» **ENTRIES SUPPLIED**

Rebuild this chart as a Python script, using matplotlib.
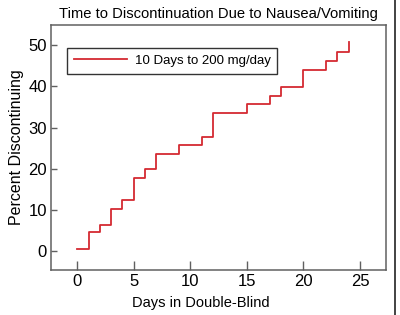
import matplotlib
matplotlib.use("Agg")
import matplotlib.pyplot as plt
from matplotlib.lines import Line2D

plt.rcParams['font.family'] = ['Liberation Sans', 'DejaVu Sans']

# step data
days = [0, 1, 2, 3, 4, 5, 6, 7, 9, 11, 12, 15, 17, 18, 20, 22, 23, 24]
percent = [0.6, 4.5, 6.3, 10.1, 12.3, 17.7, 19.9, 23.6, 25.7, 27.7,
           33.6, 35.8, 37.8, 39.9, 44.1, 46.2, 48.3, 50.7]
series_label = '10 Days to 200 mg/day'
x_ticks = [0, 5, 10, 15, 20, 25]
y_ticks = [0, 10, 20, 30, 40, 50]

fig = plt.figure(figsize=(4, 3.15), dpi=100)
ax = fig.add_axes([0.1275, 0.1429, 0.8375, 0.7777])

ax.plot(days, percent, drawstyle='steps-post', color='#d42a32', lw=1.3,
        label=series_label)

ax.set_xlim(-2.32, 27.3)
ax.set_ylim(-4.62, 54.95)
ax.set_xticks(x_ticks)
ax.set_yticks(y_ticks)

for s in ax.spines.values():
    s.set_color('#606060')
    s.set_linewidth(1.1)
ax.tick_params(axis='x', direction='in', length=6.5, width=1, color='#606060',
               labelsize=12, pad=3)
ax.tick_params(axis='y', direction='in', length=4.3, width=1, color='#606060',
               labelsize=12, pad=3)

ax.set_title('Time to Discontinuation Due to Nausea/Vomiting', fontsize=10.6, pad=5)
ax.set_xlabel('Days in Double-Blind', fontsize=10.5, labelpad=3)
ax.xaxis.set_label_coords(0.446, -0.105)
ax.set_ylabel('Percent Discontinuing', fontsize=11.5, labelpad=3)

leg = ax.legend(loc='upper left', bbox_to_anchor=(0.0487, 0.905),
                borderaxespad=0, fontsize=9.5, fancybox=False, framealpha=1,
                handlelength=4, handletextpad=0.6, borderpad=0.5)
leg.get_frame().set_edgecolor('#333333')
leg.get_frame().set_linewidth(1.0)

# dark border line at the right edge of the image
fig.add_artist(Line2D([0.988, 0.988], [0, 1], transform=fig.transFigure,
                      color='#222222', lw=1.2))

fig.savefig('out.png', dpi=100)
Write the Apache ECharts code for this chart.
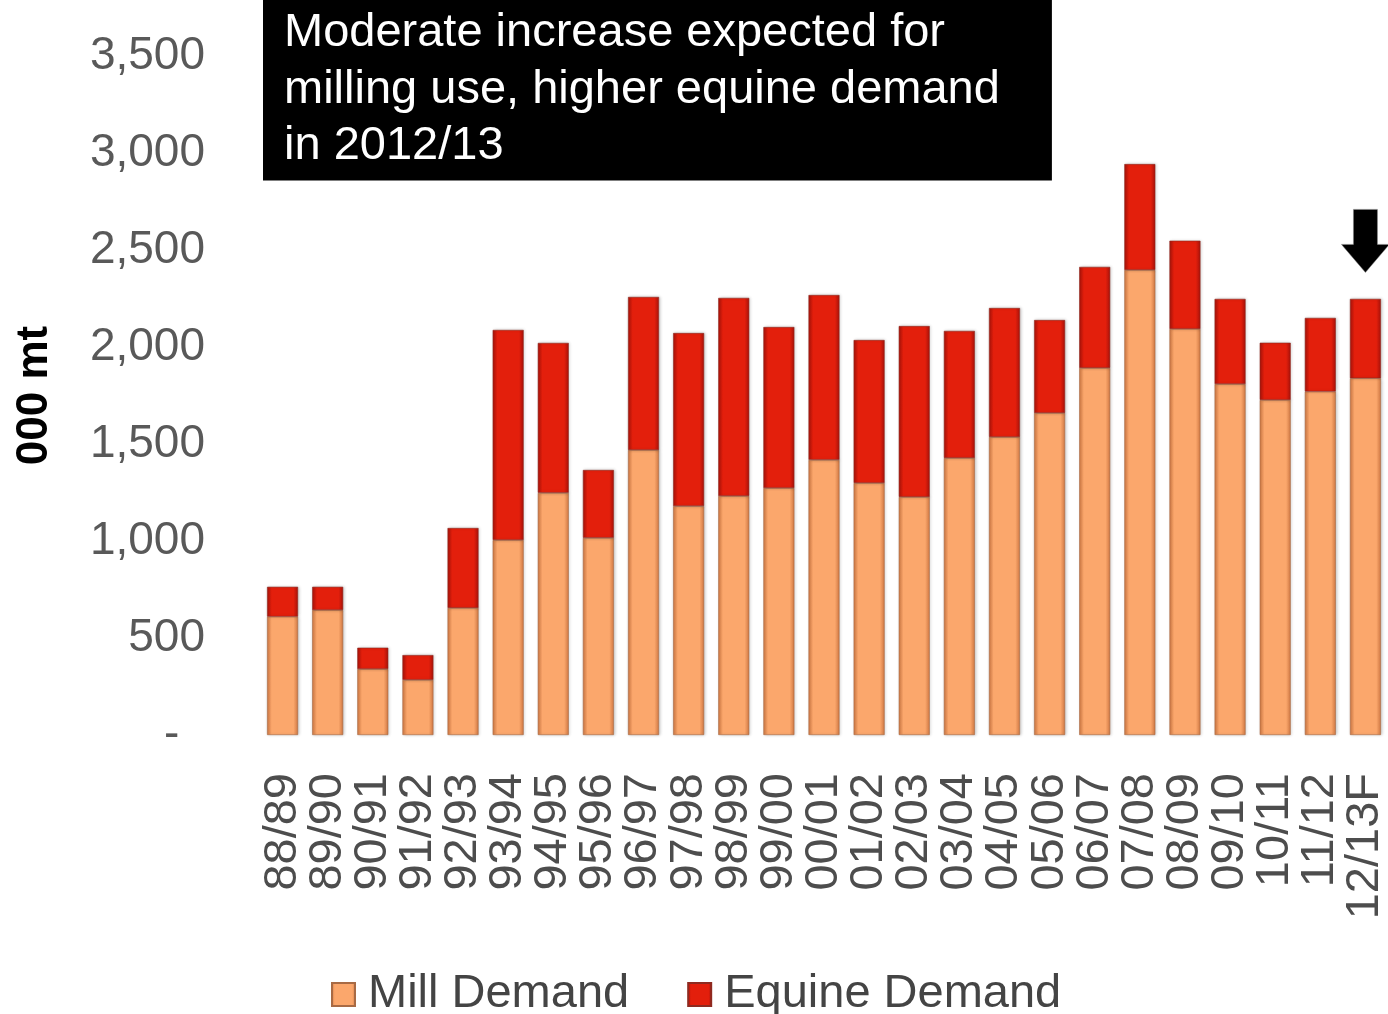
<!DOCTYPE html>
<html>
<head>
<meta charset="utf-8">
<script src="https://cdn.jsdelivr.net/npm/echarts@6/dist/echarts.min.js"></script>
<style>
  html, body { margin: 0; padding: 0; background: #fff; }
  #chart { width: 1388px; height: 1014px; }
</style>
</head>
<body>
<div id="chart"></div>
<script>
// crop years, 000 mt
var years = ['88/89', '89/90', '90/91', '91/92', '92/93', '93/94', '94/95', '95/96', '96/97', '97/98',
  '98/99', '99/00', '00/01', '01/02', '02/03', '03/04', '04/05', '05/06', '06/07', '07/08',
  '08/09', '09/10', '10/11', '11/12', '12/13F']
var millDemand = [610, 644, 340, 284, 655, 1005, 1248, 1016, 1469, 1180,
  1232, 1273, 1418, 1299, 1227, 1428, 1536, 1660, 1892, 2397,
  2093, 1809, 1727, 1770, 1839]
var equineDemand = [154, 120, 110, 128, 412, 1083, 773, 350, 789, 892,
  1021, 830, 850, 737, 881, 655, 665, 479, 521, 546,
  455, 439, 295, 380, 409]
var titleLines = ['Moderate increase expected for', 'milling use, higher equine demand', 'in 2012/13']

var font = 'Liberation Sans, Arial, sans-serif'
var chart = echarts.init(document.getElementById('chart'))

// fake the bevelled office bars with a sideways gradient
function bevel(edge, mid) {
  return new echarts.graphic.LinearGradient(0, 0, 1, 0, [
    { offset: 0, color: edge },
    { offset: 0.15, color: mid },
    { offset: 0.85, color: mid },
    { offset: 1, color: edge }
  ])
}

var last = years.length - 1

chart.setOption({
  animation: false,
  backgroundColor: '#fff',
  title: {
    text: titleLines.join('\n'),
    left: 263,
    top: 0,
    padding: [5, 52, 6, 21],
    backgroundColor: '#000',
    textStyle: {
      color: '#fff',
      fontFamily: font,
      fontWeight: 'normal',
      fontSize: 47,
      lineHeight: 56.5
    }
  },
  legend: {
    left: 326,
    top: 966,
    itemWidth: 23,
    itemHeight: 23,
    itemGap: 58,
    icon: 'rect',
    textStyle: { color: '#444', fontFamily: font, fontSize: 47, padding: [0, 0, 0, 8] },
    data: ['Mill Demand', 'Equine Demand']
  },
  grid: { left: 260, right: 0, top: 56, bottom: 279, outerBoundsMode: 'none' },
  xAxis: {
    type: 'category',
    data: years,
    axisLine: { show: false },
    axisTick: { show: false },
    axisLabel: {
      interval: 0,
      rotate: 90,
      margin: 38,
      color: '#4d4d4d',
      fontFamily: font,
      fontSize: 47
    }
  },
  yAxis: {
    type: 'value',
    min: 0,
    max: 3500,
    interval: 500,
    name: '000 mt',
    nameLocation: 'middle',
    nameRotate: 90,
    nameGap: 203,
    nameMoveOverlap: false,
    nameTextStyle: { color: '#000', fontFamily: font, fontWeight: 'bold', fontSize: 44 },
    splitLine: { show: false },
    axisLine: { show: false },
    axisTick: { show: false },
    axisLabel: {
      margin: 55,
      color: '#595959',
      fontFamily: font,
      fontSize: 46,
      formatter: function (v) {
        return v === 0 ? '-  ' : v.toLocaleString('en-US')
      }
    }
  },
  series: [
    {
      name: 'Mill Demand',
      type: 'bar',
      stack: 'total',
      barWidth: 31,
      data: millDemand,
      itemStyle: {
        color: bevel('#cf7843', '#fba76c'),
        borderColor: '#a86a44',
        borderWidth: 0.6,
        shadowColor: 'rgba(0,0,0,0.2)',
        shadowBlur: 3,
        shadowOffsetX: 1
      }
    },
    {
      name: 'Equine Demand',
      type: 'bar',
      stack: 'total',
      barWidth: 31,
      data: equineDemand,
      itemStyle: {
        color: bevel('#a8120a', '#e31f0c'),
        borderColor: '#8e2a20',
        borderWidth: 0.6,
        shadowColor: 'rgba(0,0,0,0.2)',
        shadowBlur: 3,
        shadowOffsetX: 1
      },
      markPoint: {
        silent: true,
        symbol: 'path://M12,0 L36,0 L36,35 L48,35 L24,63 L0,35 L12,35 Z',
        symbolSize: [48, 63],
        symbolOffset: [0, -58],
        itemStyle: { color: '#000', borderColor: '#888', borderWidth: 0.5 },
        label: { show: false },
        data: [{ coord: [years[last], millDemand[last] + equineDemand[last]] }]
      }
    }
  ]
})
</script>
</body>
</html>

» **GIVEN INSTRUCTION**
Print each of the records above exactly as written, leaving no picture in the copy.

» **RESULT OF THE EXERCISE**
Rebuild this chart as a Python script, using matplotlib.
import matplotlib
matplotlib.use("Agg")
import matplotlib.pyplot as plt
from matplotlib.lines import Line2D

plt.rcParams['font.family'] = ['Liberation Sans', 'DejaVu Sans']

# step data
days = [0, 1, 2, 3, 4, 5, 6, 7, 9, 11, 12, 15, 17, 18, 20, 22, 23, 24]
percent = [0.6, 4.5, 6.3, 10.1, 12.3, 17.7, 19.9, 23.6, 25.7, 27.7,
           33.6, 35.8, 37.8, 39.9, 44.1, 46.2, 48.3, 50.7]
series_label = '10 Days to 200 mg/day'
x_ticks = [0, 5, 10, 15, 20, 25]
y_ticks = [0, 10, 20, 30, 40, 50]

fig = plt.figure(figsize=(4, 3.15), dpi=100)
ax = fig.add_axes([0.1275, 0.1429, 0.8375, 0.7777])

ax.plot(days, percent, drawstyle='steps-post', color='#d42a32', lw=1.3,
        label=series_label)

ax.set_xlim(-2.32, 27.3)
ax.set_ylim(-4.62, 54.95)
ax.set_xticks(x_ticks)
ax.set_yticks(y_ticks)

for s in ax.spines.values():
    s.set_color('#606060')
    s.set_linewidth(1.1)
ax.tick_params(axis='x', direction='in', length=6.5, width=1, color='#606060',
               labelsize=12, pad=3)
ax.tick_params(axis='y', direction='in', length=4.3, width=1, color='#606060',
               labelsize=12, pad=3)

ax.set_title('Time to Discontinuation Due to Nausea/Vomiting', fontsize=10.6, pad=5)
ax.set_xlabel('Days in Double-Blind', fontsize=10.5, labelpad=3)
ax.xaxis.set_label_coords(0.446, -0.105)
ax.set_ylabel('Percent Discontinuing', fontsize=11.5, labelpad=3)

leg = ax.legend(loc='upper left', bbox_to_anchor=(0.0487, 0.905),
                borderaxespad=0, fontsize=9.5, fancybox=False, framealpha=1,
                handlelength=4, handletextpad=0.6, borderpad=0.5)
leg.get_frame().set_edgecolor('#333333')
leg.get_frame().set_linewidth(1.0)

# dark border line at the right edge of the image
fig.add_artist(Line2D([0.988, 0.988], [0, 1], transform=fig.transFigure,
                      color='#222222', lw=1.2))

fig.savefig('out.png', dpi=100)
Write the Apache ECharts code for this chart.
<!DOCTYPE html>
<html>
<head>
<meta charset="utf-8">
<script src="https://cdn.jsdelivr.net/npm/echarts@6/dist/echarts.min.js"></script>
<style>
  html, body { margin: 0; padding: 0; background: #fff; }
  #chart { width: 1388px; height: 1014px; }
</style>
</head>
<body>
<div id="chart"></div>
<script>
// crop years, 000 mt
var years = ['88/89', '89/90', '90/91', '91/92', '92/93', '93/94', '94/95', '95/96', '96/97', '97/98',
  '98/99', '99/00', '00/01', '01/02', '02/03', '03/04', '04/05', '05/06', '06/07', '07/08',
  '08/09', '09/10', '10/11', '11/12', '12/13F']
var millDemand = [610, 644, 340, 284, 655, 1005, 1248, 1016, 1469, 1180,
  1232, 1273, 1418, 1299, 1227, 1428, 1536, 1660, 1892, 2397,
  2093, 1809, 1727, 1770, 1839]
var equineDemand = [154, 120, 110, 128, 412, 1083, 773, 350, 789, 892,
  1021, 830, 850, 737, 881, 655, 665, 479, 521, 546,
  455, 439, 295, 380, 409]
var titleLines = ['Moderate increase expected for', 'milling use, higher equine demand', 'in 2012/13']

var font = 'Liberation Sans, Arial, sans-serif'
var chart = echarts.init(document.getElementById('chart'))

// fake the bevelled office bars with a sideways gradient
function bevel(edge, mid) {
  return new echarts.graphic.LinearGradient(0, 0, 1, 0, [
    { offset: 0, color: edge },
    { offset: 0.15, color: mid },
    { offset: 0.85, color: mid },
    { offset: 1, color: edge }
  ])
}

var last = years.length - 1

chart.setOption({
  animation: false,
  backgroundColor: '#fff',
  title: {
    text: titleLines.join('\n'),
    left: 263,
    top: 0,
    padding: [5, 52, 6, 21],
    backgroundColor: '#000',
    textStyle: {
      color: '#fff',
      fontFamily: font,
      fontWeight: 'normal',
      fontSize: 47,
      lineHeight: 56.5
    }
  },
  legend: {
    left: 326,
    top: 966,
    itemWidth: 23,
    itemHeight: 23,
    itemGap: 58,
    icon: 'rect',
    textStyle: { color: '#444', fontFamily: font, fontSize: 47, padding: [0, 0, 0, 8] },
    data: ['Mill Demand', 'Equine Demand']
  },
  grid: { left: 260, right: 0, top: 56, bottom: 279, outerBoundsMode: 'none' },
  xAxis: {
    type: 'category',
    data: years,
    axisLine: { show: false },
    axisTick: { show: false },
    axisLabel: {
      interval: 0,
      rotate: 90,
      margin: 38,
      color: '#4d4d4d',
      fontFamily: font,
      fontSize: 47
    }
  },
  yAxis: {
    type: 'value',
    min: 0,
    max: 3500,
    interval: 500,
    name: '000 mt',
    nameLocation: 'middle',
    nameRotate: 90,
    nameGap: 203,
    nameMoveOverlap: false,
    nameTextStyle: { color: '#000', fontFamily: font, fontWeight: 'bold', fontSize: 44 },
    splitLine: { show: false },
    axisLine: { show: false },
    axisTick: { show: false },
    axisLabel: {
      margin: 55,
      color: '#595959',
      fontFamily: font,
      fontSize: 46,
      formatter: function (v) {
        return v === 0 ? '-  ' : v.toLocaleString('en-US')
      }
    }
  },
  series: [
    {
      name: 'Mill Demand',
      type: 'bar',
      stack: 'total',
      barWidth: 31,
      data: millDemand,
      itemStyle: {
        color: bevel('#cf7843', '#fba76c'),
        borderColor: '#a86a44',
        borderWidth: 0.6,
        shadowColor: 'rgba(0,0,0,0.2)',
        shadowBlur: 3,
        shadowOffsetX: 1
      }
    },
    {
      name: 'Equine Demand',
      type: 'bar',
      stack: 'total',
      barWidth: 31,
      data: equineDemand,
      itemStyle: {
        color: bevel('#a8120a', '#e31f0c'),
        borderColor: '#8e2a20',
        borderWidth: 0.6,
        shadowColor: 'rgba(0,0,0,0.2)',
        shadowBlur: 3,
        shadowOffsetX: 1
      },
      markPoint: {
        silent: true,
        symbol: 'path://M12,0 L36,0 L36,35 L48,35 L24,63 L0,35 L12,35 Z',
        symbolSize: [48, 63],
        symbolOffset: [0, -58],
        itemStyle: { color: '#000', borderColor: '#888', borderWidth: 0.5 },
        label: { show: false },
        data: [{ coord: [years[last], millDemand[last] + equineDemand[last]] }]
      }
    }
  ]
})
</script>
</body>
</html>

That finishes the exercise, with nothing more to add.